We agreed that on this trip we would not set any expectations on where we would go and would be open to possibilities and locales as we went along. The biggest decision in Bangkok was which direction to head first. After pondering our options and debating between a trip east towards Cambodia and Angkor Wat, we ultimately grabbed a bus heading north, hoping to make it to Sukhothai (the original capital of Thailand). Our plan was to make a loop through Thailand, starting near the Burmese border and heading through the northern towns, ultimately aiming for Laos. At the bus station, we were quickly informed that it was one of the biggest holiday weekends in Thailand (start of Buddhist lent) and there were no seats to be had. We detoured to Ayutthaya, the second capital of Thailand and I talked Autumn into climbing a few brick walls to see the temples in the evening and follow my Buddhism by night theory. We enjoyed the evening but weren’t too keen on the town – so we woke up early and headed to Sukhothai the next day. Here we spent two nights, renting bikes and wandered through the ruins (12th century) in the rain and seeing all kinds of ‘ancient Buddhist stuff’ as I like to say. See the photos below!
From Sukhothai we decided to take the path less-traveled towards the the Burmese border (most tourists stay on the north-south path between Bangkok and Chiang Mai). After a long, windy drive through the mountains in an over-stuffed mini-van we arrived in a border town called Mae Sot. We weren’t intending on seeing much here, rather just a stop over to rest our butts before the next grueling ride to Mae Sariang. Mae sot was a cool place – amazing food (I’ll talk about this later) and a unique ethnic mix of Thai, Burmese, Chinese, Hmong and Karen. After Sukhothai we rode for 6 hours in the back of a pickup truck to a small town called Mae Sariang that was known for arranging hill-tribe treks that were much more authentic than those from the Chaing Mai area. We took a chance and booked through a shady character Salawin who was recommended by Lonely Planet and spent the evening relaxing and getting our ‘gear’ ready for an 8 am departure…. ultimately the trek was an incredible experience – it deserves its own blog entry and will get one soon!

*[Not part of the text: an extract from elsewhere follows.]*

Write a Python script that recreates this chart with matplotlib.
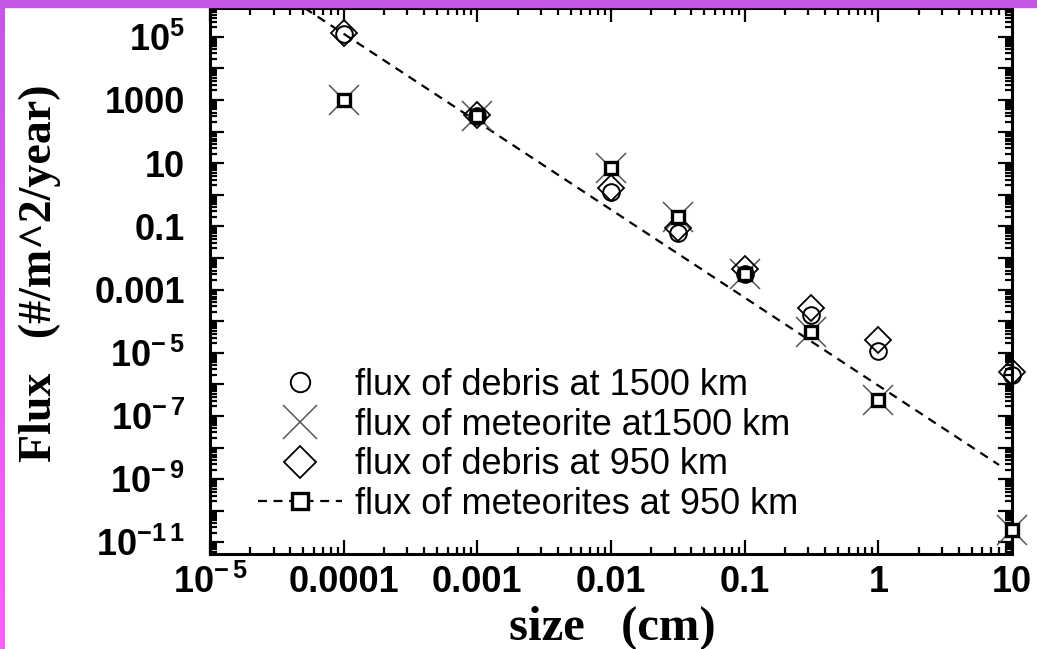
import numpy as np
import matplotlib
matplotlib.use('Agg')
import matplotlib.pyplot as plt
from matplotlib.lines import Line2D
from matplotlib.patches import Rectangle
from matplotlib.ticker import LogLocator, NullFormatter

plt.rcParams['font.family'] = ['Liberation Sans', 'DejaVu Sans']
plt.rcParams['mathtext.fontset'] = 'custom'
plt.rcParams['mathtext.bf'] = 'Liberation Sans:bold'
plt.rcParams['mathtext.rm'] = 'Liberation Sans:bold'

# particle size (cm)
size_cm = [1e-4, 1e-3, 1e-2, 3.16e-2, 1e-1, 3.16e-1, 1.0, 10.0]

# flux values (#/m^2/year)
debris_1500 = [1.2e5, 3.2e2, 1.2, 6.0e-2, 3.0e-3, 1.6e-4, 1.1e-5, 2.0e-6]
meteor_1500 = [1.0e3, 3.2e2, 7.0, 2.0e-1, 3.2e-3, 4.6e-5, 3.2e-7, 2.5e-11]
debris_950 = [1.3e5, 3.4e2, 1.6, 9.0e-2, 4.5e-3, 2.6e-4, 2.5e-5, 2.5e-6]
meteor_950 = [1.0e3, 3.2e2, 7.0, 2.0e-1, 3.2e-3, 4.6e-5, 3.2e-7, 2.5e-11]

# straight power-law guide (dashed)
fit_x = [5.1e-5, 8.0]
fit_y = [8.1e5, 2.8e-9]

xticks = [1e-5, 1e-4, 1e-3, 1e-2, 1e-1, 1, 10]
xlabels = [r'$\mathbf{10^{-\,5}}$', '0.0001', '0.001', '0.01', '0.1', '1', '10']
yticks = [10.0**k for k in range(-11, 6)]
ylabels = {5: r'$\mathbf{10^{5}}$', 3: '1000', 1: '10', -1: '0.1', -3: '0.001',
           -5: r'$\mathbf{10^{-\,5}}$', -7: r'$\mathbf{10^{-\,7}}$',
           -9: r'$\mathbf{10^{-\,9}}$', -11: r'$\mathbf{10^{-1\,1}}$'}

legend_labels = ['flux of debris at 1500 km', 'flux of meteorite at1500 km',
                 'flux of debris at 950 km', 'flux of meteorites at 950 km']

W, H = 1037, 649
fig = plt.figure(figsize=(W/100, H/100), dpi=100, facecolor='white')
ax = fig.add_axes([210/W, 1-554/H, 802/W, 546/H])

ax.plot(fit_x, fit_y, color='black', lw=1.6, ls=(0, (4, 3)), zorder=2)
ax.plot(size_cm, meteor_1500, ls='none', marker='x', ms=22, mew=1.1, color='#555555',
        zorder=3, clip_on=False)
ax.plot(size_cm, debris_1500, ls='none', marker='o', ms=12, mfc='none', mec='black',
        mew=1.4, zorder=4, clip_on=False)
ax.plot(size_cm, debris_950, ls='none', marker='D', ms=13, mfc='none', mec='black',
        mew=1.3, zorder=4, clip_on=False)
ax.plot(size_cm, meteor_950, ls='none', marker='s', ms=8.5, mfc='white', mec='black',
        mew=2.4, zorder=5, clip_on=False)

ax.set_xscale('log')
ax.set_yscale('log')
ax.set_xlim(1e-5, 10)
ax.set_ylim(10**-11.37, 10**5.91)

ax.set_xticks(xticks)
ax.set_xticklabels(xlabels)
ax.set_yticks(yticks)
ax.set_yticklabels([ylabels.get(k, '') for k in range(-11, 6)])
ax.xaxis.set_minor_locator(LogLocator(base=10, subs=np.arange(2, 10), numticks=50))
ax.yaxis.set_minor_locator(LogLocator(base=10, subs=np.arange(2, 10), numticks=50))
ax.xaxis.set_minor_formatter(NullFormatter())
ax.yaxis.set_minor_formatter(NullFormatter())

ax.tick_params(which='both', direction='in', top=True, right=True, width=1.6)
ax.tick_params(which='major', length=10)
ax.tick_params(which='minor', length=5)
ax.tick_params(axis='x', which='major', pad=8, labelsize=26)
ax.tick_params(axis='y', which='major', pad=18, labelsize=26)
for lab in ax.get_xticklabels() + ax.get_yticklabels():
    lab.set_fontweight('bold')
for sp in ax.spines.values():
    sp.set_linewidth(2.2)

fig.text(612/W, 1-628/H, 'size   (cm)', ha='center', va='center',
         family='Liberation Serif', weight='bold', fontsize=35)
fig.text(40/W, 1-273/H, 'Flux   (#/m^2/year)', ha='center', va='center', rotation=90,
         family='Liberation Serif', weight='bold', fontsize=33)

handles = [
    Line2D([], [], ls='none', marker='o', ms=14, mfc='none', mec='black', mew=1.4),
    Line2D([], [], ls='none', marker='x', ms=25, mew=1.1, color='#555555'),
    Line2D([], [], ls='none', marker='D', ms=16, mfc='none', mec='black', mew=1.3),
    Line2D([], [], color='black', lw=1.6, ls=(0, (4, 3)), marker='s', ms=11,
           mfc='white', mec='black', mew=2.4),
]
ax.legend(handles, legend_labels, loc='upper left', bbox_to_anchor=(0.06, 0.341),
          frameon=False, fontsize=26, handlelength=2.33, handletextpad=0.36,
          labelspacing=0.13, borderpad=0, borderaxespad=0)

# magenta frame
fig.patches.append(Rectangle((0, 1-7/H), 1, 7/H, transform=fig.transFigure,
                             color='#C456E8', zorder=10))
grad = np.linspace(0, 1, 256)[:, None]
cols = np.zeros((256, 1, 3))
top_c = np.array([200, 85, 232]) / 255
bot_c = np.array([255, 96, 255]) / 255
cols[:, 0, :] = top_c + (bot_c - top_c) * grad
bax = fig.add_axes([0, 0, 5/W, 1-7/H])
bax.imshow(cols, aspect='auto')
bax.axis('off')

fig.savefig('out.png', dpi=100, facecolor='white')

General thoughts on this trip so far – first the food! I’ve decided I cannot blog about every fantastic meal I’ve had otherwise that’s all I’ll be doing. We’ve eaten everywhere from nice restaurants to street vendors to guest houses to wooden shacks in the mountains over a wood stove fire. In Japan my primary food source was a seven eleven, here its just easier and usually cheaper to have someone cook for you – I nice plate of Pad Thai at a street vendor will set you back about 75 cents. My favorite dishes have been curries, noodle dishes and fresh fruit smoothies. The Thai’s know how to use their spices – even the most simple dishes will have amazing flavor. Autumn and I are going to take a cooking class in our next town – Pai. We decided to do away with the common wisdom of avoiding street vendors, eat everything including ice, vegetables and fruit without skin and things that we weren’t quite sure we were eating. The only thing we are avoiding is meat which we would be doing at home anyway 🙂
I am once again out of time – full travel day today. I promise to respond to everyone’s emails and comments soon, and get more of my thoughts out. We plan on spending a few relaxing days in Pai, getting massages, going to Yoga and finding a Thai cooking school.